The other confusing thing is that the maven build continues and ends with BUILD SUCCESS
So my questions are:
Q1) Should I be able to create a Google Dataflow template like this (using ValueProviders to provide TextIO input at runtime)?
Q2) Is the exception during the build a real error or just a WARNING as the logging seems to indicate?
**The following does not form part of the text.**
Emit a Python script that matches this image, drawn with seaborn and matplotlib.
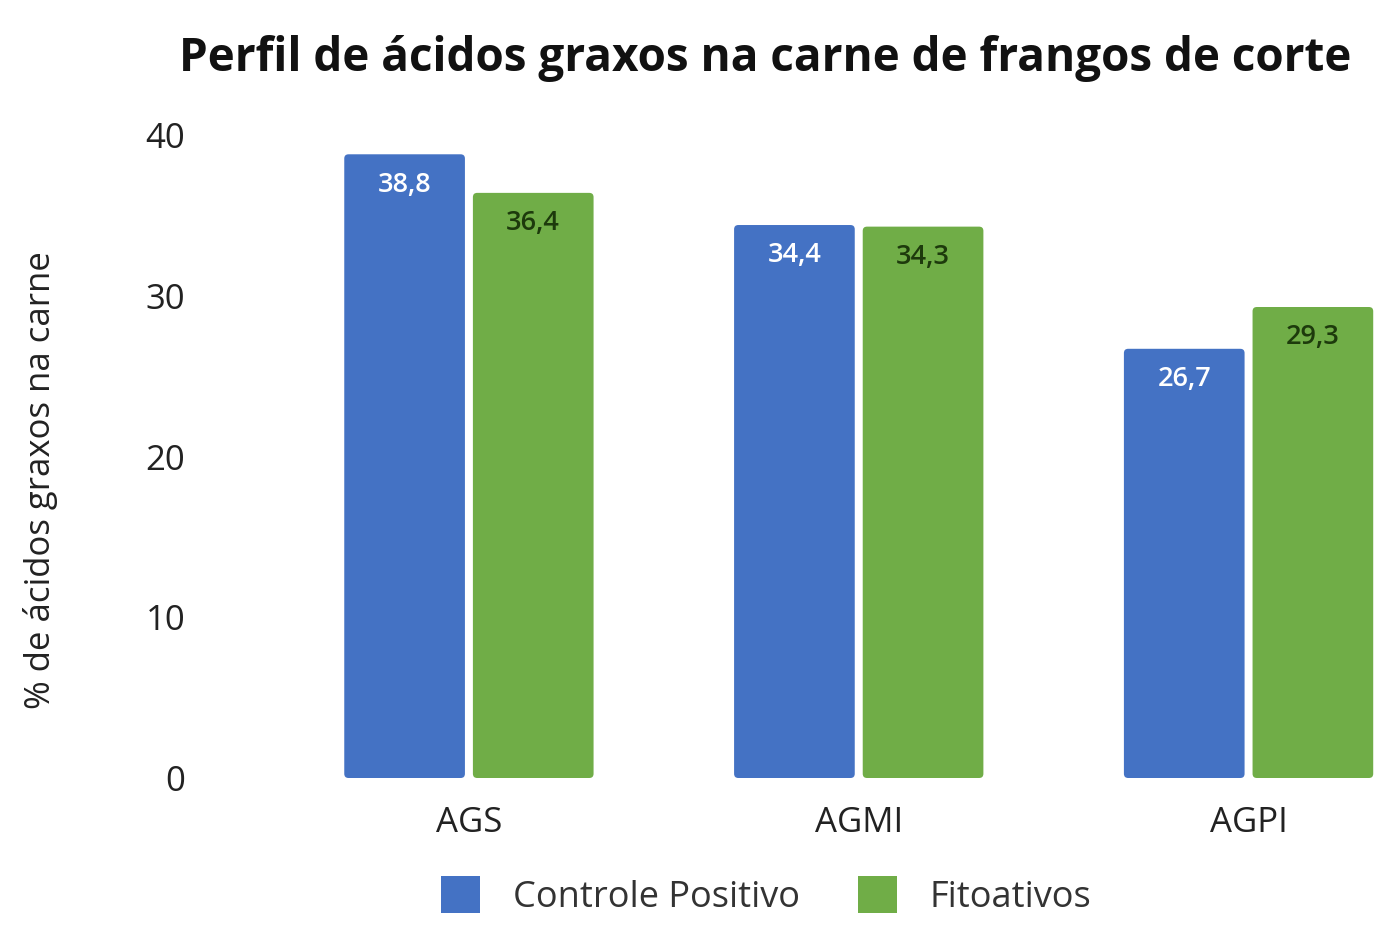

Q3) If the answers to Q1 and Q2 are yes and 'just a warning' and I try to create a job from the uploaded template why does it not have any metadata or know about my input options?
References I have used:
I believe that the --inputFiles are bundled in with template when the template is created.
Please see note 1: "In addition to the template file, templated pipeline execution also relies on files that were staged and referenced at the time of template creation. If the staged files are moved or removed, your pipeline execution will fail."
This thread seems relevant as well 2
The Correct answer is that you do not have to give an input in making the template and it should take the input as a value at the run-time. The exception is an internal issue at the Google Data-flow which should be removed in future.